After months of restoration work, the top of the Roland Water Tower is visible once again.

Contractors this week began removing scaffolding that has surrounded the building since last September when they began restoring the tower’s exterior. Removal of the scaffolding is a sign that the restoration work is coming to an end.

“Believe it or not… the fence and the scaffolding are coming down,” Mary Page Michel, president of the Roland Park Community Foundation, told members of the Roland Park Civic League this month. “Phase One will be complete.”
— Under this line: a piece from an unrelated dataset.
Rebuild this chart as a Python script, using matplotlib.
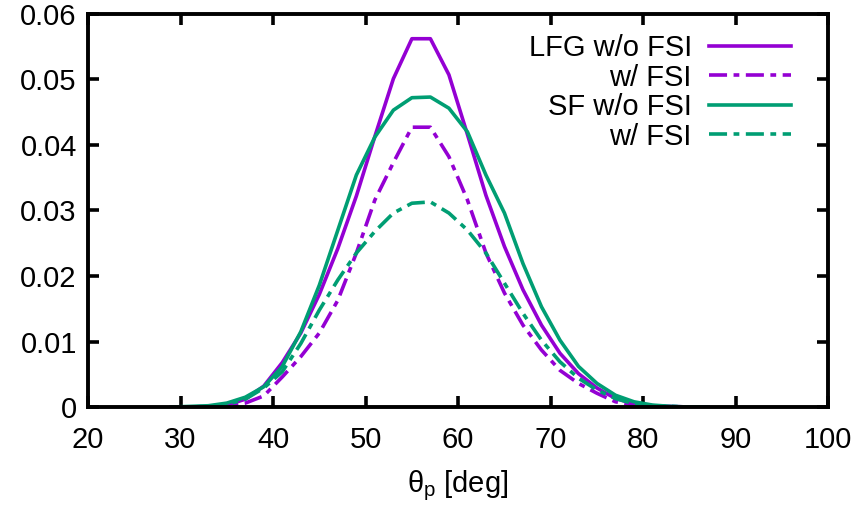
"""
Proton angular distribution, LFG vs SF, with and without FSI
"""

import numpy as np
import matplotlib
matplotlib.use('Agg')
import matplotlib.pyplot as plt

# data (2 deg bins)
theta = [29, 31, 33, 35, 37, 39, 41, 43, 45, 47, 49, 51, 53, 55, 57, 59, 61, 63,
         65, 67, 69, 71, 73, 75, 77, 79, 81, 83, 85, 87]

lfg_nofsi = [0.0, 0.0, 0.0001, 0.0003, 0.0012, 0.0032, 0.0068, 0.0113, 0.0172,
             0.0242, 0.0322, 0.0413, 0.0501, 0.0562, 0.0562, 0.0507, 0.0416,
             0.0323, 0.0245, 0.0179, 0.0125, 0.0082, 0.0051, 0.0029, 0.0013,
             0.0005, 0.0002, 0.0001, 0.0, 0.0]
lfg_fsi = [0.0, 0.0, 0.0, 0.0002, 0.0006, 0.0017, 0.0046, 0.0077, 0.0113,
           0.0163, 0.0235, 0.0316, 0.0373, 0.0427, 0.0427, 0.0382, 0.0316,
           0.0235, 0.0174, 0.0125, 0.0087, 0.0056, 0.0036, 0.0021, 0.0008,
           0.0003, 0.0001, 0.0, 0.0, 0.0]
sf_nofsi = [0.0, 0.0001, 0.0002, 0.0006, 0.0015, 0.0031, 0.0062, 0.0115, 0.0186,
            0.0270, 0.0354, 0.0412, 0.0453, 0.0472, 0.0473, 0.0456, 0.0420,
            0.0354, 0.0296, 0.0219, 0.0153, 0.0102, 0.0062, 0.0036, 0.0018,
            0.0008, 0.0003, 0.0001, 0.0, 0.0]
sf_fsi = [0.0, 0.0, 0.0001, 0.0004, 0.0012, 0.0029, 0.0054, 0.0097, 0.0148,
          0.0194, 0.0235, 0.0268, 0.0296, 0.0311, 0.0313, 0.0296, 0.0270,
          0.0235, 0.0189, 0.0143, 0.0102, 0.0069, 0.0044, 0.0026, 0.0013,
          0.0005, 0.0002, 0.0001, 0.0, 0.0]

labels = ['LFG w/o FSI', 'w/ FSI', 'SF w/o FSI', 'w/ FSI']
xticks = [20, 30, 40, 50, 60, 70, 80, 90, 100]
yticks = [0, 0.01, 0.02, 0.03, 0.04, 0.05, 0.06]
ytick_labels = ['0', '0.01', '0.02', '0.03', '0.04', '0.05', '0.06']

purple = '#9400D3'
green = '#009E73'

plt.rcParams['font.family'] = ['Liberation Sans', 'DejaVu Sans']
plt.rcParams['mathtext.fontset'] = 'custom'
plt.rcParams['mathtext.rm'] = 'Liberation Sans'
plt.rcParams['font.size'] = 21

fig = plt.figure(figsize=(8.54, 5.12), dpi=100)
ax = fig.add_axes([0.103, 0.205, 0.867, 0.768])

lw = 2.6
dashdot = (5, 1.8, 1.6, 1.8)
ax.plot(theta, lfg_nofsi, color=purple, lw=lw, label=labels[0])
ax.plot(theta, lfg_fsi, color=purple, lw=lw, dashes=dashdot, label=labels[1])
ax.plot(theta, sf_nofsi, color=green, lw=lw, label=labels[2])
ax.plot(theta, sf_fsi, color=green, lw=lw, dashes=dashdot, label=labels[3])

ax.set_xlim(20, 100)
ax.set_ylim(0, 0.06)
ax.set_xticks(xticks)
ax.set_yticks(yticks)
ax.set_yticklabels(ytick_labels)
ax.tick_params(direction='in', length=8, width=2.6, top=True, right=True)
ax.tick_params(axis='y', pad=8)
ax.tick_params(axis='x', pad=14)
for s in ax.spines.values():
    s.set_linewidth(2.8)

ax.set_xlabel(r'$\mathrm{θ_p}$ [deg]', labelpad=10)

ax.legend(loc='upper right', frameon=False, markerfirst=False,
          handlelength=2.8, labelspacing=0.05, borderaxespad=0.3,
          handletextpad=0.6, bbox_to_anchor=(0.977, 1.0))

fig.savefig('out.png', dpi=100)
The community foundation has led a 12-year effort to restore the 148-foot-tall landmark at 4210 Roland Avenue. It was built in 1905 to provide water for Hampden but hasn’t been in use since the 1960s and needed extensive repairs to the masonry and roof.

A chain-link fence was erected around the base more than 10 years ago to protect people from falling tiles. Other communities involved in the restoration are Hoes Heights and Rolden, the area between Roland Park and Hampden. Lewis Contractors was hired to complete the repairs.

This is the third city-owned tower that has been restored in recent years, after the Washington Monument on Charles Street and the Shot Tower on Fayette Street. The Roland tower is different from the other two because people won’t be able to climb to the top with the repairs made so far. It might be possible to open the tower to climbers in the future, preservationists say, but that would require additional work.

The next phase of improvements at the tower is the creation of a new community park at its base. The foundation is working with a local landscape architect, Unknown Studio, to come up with a design for the park and is raising funds to begin work.

“We will have to raise a lot more money for that park but it’s very exciting,” Michel said. “A lot of you all have worked on this over the years. It’s a huge achievement for this community as well as Rolden and Hoes Heights.”

One unusual feature of the tower restoration is a “hotel” for peregrine falcons who make their home at the top of the tower for part of the year. Michel calls it “the Taj Mahal” of bird habitats. Although the falcons have been away while the tower has been under construction, “they’re in the area,” she said of the falcons. “They’re checking out their new home and they will be back.”

Ed Gunts is a local freelance writer and the former architecture critic for The Baltimore Sun.

2 replies on “Scaffolding comes down from the Roland Water Tower, a sign that restoration work is almost done”

  1. What was the point of spending all that time and money on the restoration of the tower if people aren’t going to be allowed inside of it? How difficult would it be to make the necessary structural improvements that would allow for people to climb to the top? I am sure that it would afford a lovely view of that part of Baltimore. Also why bother with a park? Why not something like a community vegetable garden where people could plant their own vegetables and flowers.

  2. All I care about is whether the people who *actually* live in Hoes Heights are the only ones who get to vote on whether there is a road through the neighborhood. It’s difficult to get into the east side of the neighborhood without ANY access from Roland Avenue. If you live at the “top,” you have to go down Roland to 40th Street, turn right, and then right again on Evans Chapel to get to your house that’s right behind the Water Tower.